The Stranger ends on the night before Meursault is to be executed for the killing of the Arab man on the beach, so it can be assumed that he does indeed die—just not within the text itself.
Camus implies that Meursault is being executed for more than just committing murder. The members of the court appear more horrified by Meursault's lack of tears at his mother's funeral than they are by his act of violence. Even before the trial, Meursault's lawyer is shocked and appalled by his client's lack of emotion.
The trial goes badly for Meursault because he does not hide his indifference toward life behind false sentimentality or feigned emotions. While his lawyer tries making an argument for why Meursault behaved as he did, Meursault does not go with this line of thinking. While being questioned before the trial, Meursault's lack of willingness to ascribe meaning to his actions is apparent:
"Why did you pause between the first and second shot?"
I seemed to see it hovering again before my eyes, the red glow of the beach, and to feel that fiery breath on my cheeks—and, this time, I made no answer.
During the silence that followed, the magistrate kept fidgeting, running his fingers through his hair, half rising, then sitting down again. Finally, planting his elbows on the desk, he bent toward me with a queer expression.
"But why, why did you go on firing at a prostrate man?"

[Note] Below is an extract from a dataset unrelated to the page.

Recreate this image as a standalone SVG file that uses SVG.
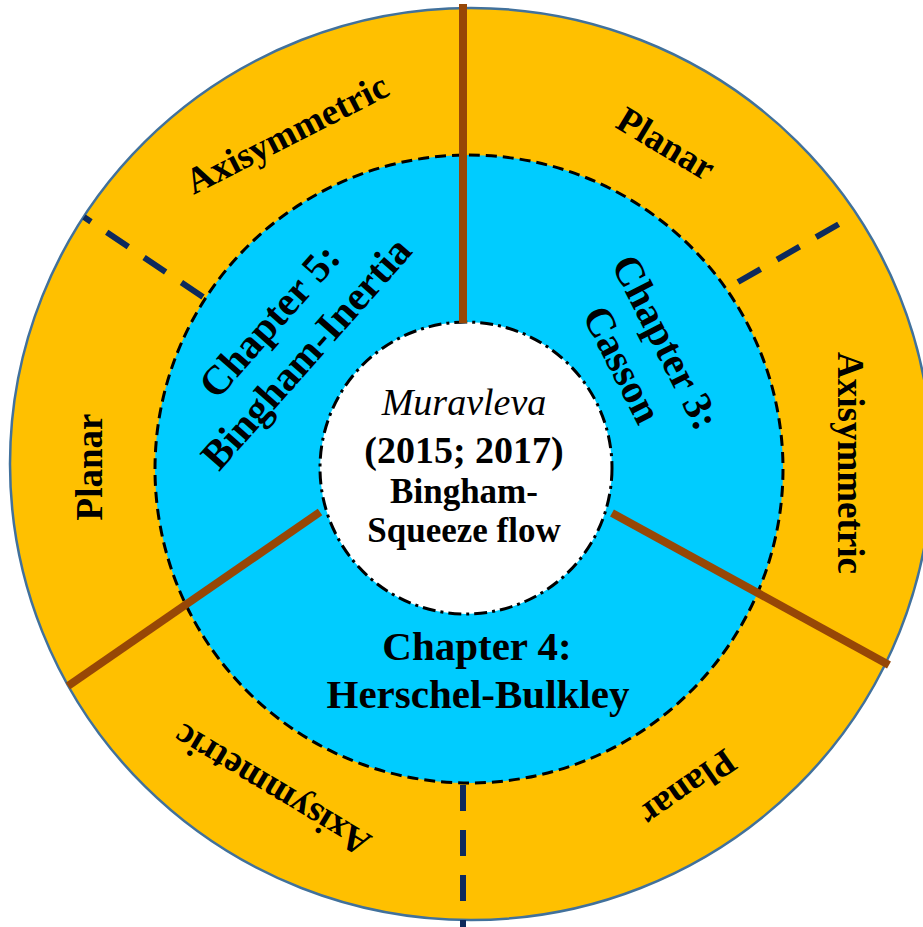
<svg xmlns="http://www.w3.org/2000/svg" width="923" height="927" viewBox="0 0 923 927">
<style>
.t{font-family:"Liberation Serif","Times New Roman",serif;font-weight:bold;fill:#000;text-anchor:middle}
.o{font-size:37px}
.ch{font-size:41px}
.brown{stroke:#974706;stroke-width:8;fill:none}
.navy{stroke:#0E2A5C;stroke-width:6;stroke-dasharray:26 19;fill:none}
</style>
<rect width="923" height="927" fill="#fff"/>
<g id="outer-ring">
<ellipse cx="471" cy="464" rx="461" ry="456" fill="#FFC000" stroke="#41719C" stroke-width="2.5"/>
</g>
<g id="chapters-ring">
<circle cx="469" cy="469" r="314" fill="#00CCFF" stroke="#000" stroke-width="3" stroke-dasharray="11 6"/>
</g>
<g id="center">
<circle cx="466" cy="468" r="146" fill="#fff" stroke="#000" stroke-width="3" stroke-dasharray="13 5 3 5"/>
</g>
<g id="connectors">
<line class="brown" x1="463" y1="4" x2="463" y2="323"/>
<line class="brown" x1="612" y1="513" x2="889" y2="665"/>
<line class="brown" x1="320" y1="512" x2="68" y2="686"/>
<line class="navy" x1="203" y1="297" x2="84" y2="217"/>
<line class="navy" x1="738" y1="282" x2="846" y2="220"/>
<line class="navy" x1="463" y1="785" x2="463" y2="927"/>
</g>
<g id="center-text">
<text class="t" x="464" y="415" style="font-size:38px;font-weight:normal;font-style:italic">Muravleva</text>
<text class="t" x="464" y="463" style="font-size:38px">(2015; 2017)</text>
<text class="t" x="464" y="503" style="font-size:35px">Bingham-</text>
<text class="t" x="464" y="542" style="font-size:35px">Squeeze flow</text>
</g>
<g id="chapter5" transform="translate(298,346) rotate(-48.5)">
<text class="t ch" x="0" y="-24.5">Chapter 5:</text>
<text class="t ch" x="0" y="24.5">Bingham-Inertia</text>
</g>
<g id="chapter3" transform="translate(644,353.5) rotate(63)">
<text class="t ch" x="0" y="-11">Chapter 3:</text>
<text class="t ch" x="0" y="38">Casson</text>
</g>
<g id="chapter4">
<text class="t ch" x="477" y="660">Chapter 4:</text>
<text class="t ch" x="478" y="708">Herschel-Bulkley</text>
</g>
<g id="ch5-axisymmetric" transform="translate(287,134) rotate(-27)"><text class="t o" x="0" y="12">Axisymmetric</text></g>
<g id="ch3-planar" transform="translate(666,144) rotate(31)"><text class="t o" x="0" y="12">Planar</text></g>
<g id="ch3-axisymmetric" transform="translate(850,463) rotate(90)"><text class="t o" x="0" y="12">Axisymmetric</text></g>
<g id="ch4-planar" transform="translate(688,788) rotate(145)"><text class="t o" x="0" y="12">Planar</text></g>
<g id="ch4-axisymmetric" transform="translate(272,790) rotate(211)"><text class="t o" x="0" y="12">Axisymmetric</text></g>
<g id="ch5-planar" transform="translate(90,467) rotate(-90)"><text class="t o" x="0" y="12">Planar</text></g>
</svg>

Again I found nothing to reply.
Camus has called this a case of Meursault refusing to "play the game"—that is, refusing to impose order on an illogical universe. He accepts that sometimes life makes no sense and that events, both bad and good, can occur for no reason at all. This idea is threatening to the social order, which demands that all life have a cause and effect or that people order their lives according to a moral system, such as the law or religion. When Meursault refuses to do so, he loses the sympathy of the court and effectively signs his own death warrant.